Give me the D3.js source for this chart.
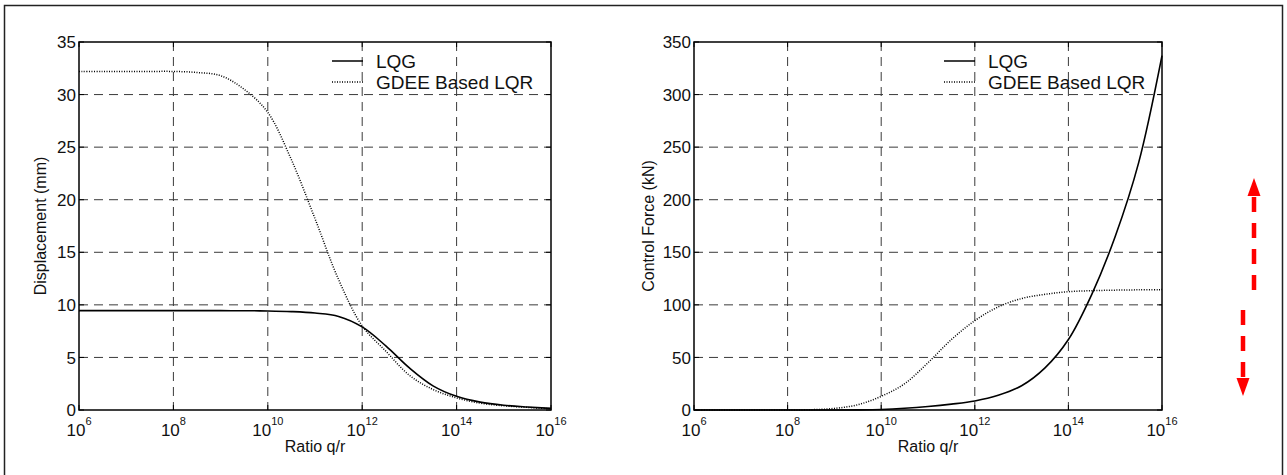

...

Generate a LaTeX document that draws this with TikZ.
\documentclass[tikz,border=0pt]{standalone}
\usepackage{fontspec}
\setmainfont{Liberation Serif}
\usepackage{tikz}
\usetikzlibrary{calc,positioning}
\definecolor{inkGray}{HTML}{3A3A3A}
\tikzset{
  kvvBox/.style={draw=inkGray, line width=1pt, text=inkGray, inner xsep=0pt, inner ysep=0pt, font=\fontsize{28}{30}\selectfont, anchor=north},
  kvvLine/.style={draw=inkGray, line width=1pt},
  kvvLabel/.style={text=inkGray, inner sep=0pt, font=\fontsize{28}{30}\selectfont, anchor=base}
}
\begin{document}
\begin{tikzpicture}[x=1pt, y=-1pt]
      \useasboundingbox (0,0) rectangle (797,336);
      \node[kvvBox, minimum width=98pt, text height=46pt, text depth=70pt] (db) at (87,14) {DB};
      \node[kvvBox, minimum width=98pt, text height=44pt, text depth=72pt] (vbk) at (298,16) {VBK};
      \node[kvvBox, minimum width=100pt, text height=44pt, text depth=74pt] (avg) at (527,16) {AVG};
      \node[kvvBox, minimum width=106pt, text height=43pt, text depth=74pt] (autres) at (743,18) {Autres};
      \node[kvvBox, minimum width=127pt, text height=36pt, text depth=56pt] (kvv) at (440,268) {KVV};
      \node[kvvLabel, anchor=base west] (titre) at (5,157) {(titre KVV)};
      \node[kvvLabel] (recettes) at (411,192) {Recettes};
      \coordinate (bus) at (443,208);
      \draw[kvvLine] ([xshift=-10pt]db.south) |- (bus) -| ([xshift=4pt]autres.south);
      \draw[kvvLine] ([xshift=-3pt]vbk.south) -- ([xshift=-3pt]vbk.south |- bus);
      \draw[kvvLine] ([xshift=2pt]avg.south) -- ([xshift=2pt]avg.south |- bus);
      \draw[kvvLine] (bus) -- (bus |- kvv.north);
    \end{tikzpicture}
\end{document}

* **TASK TO CARRY OUT**: Using the listing above, pull out all lines that hold the word "this".

* **EXPECTED ANSWER**:
Give me the D3.js source for this chart.
Generate a LaTeX document that draws this with TikZ.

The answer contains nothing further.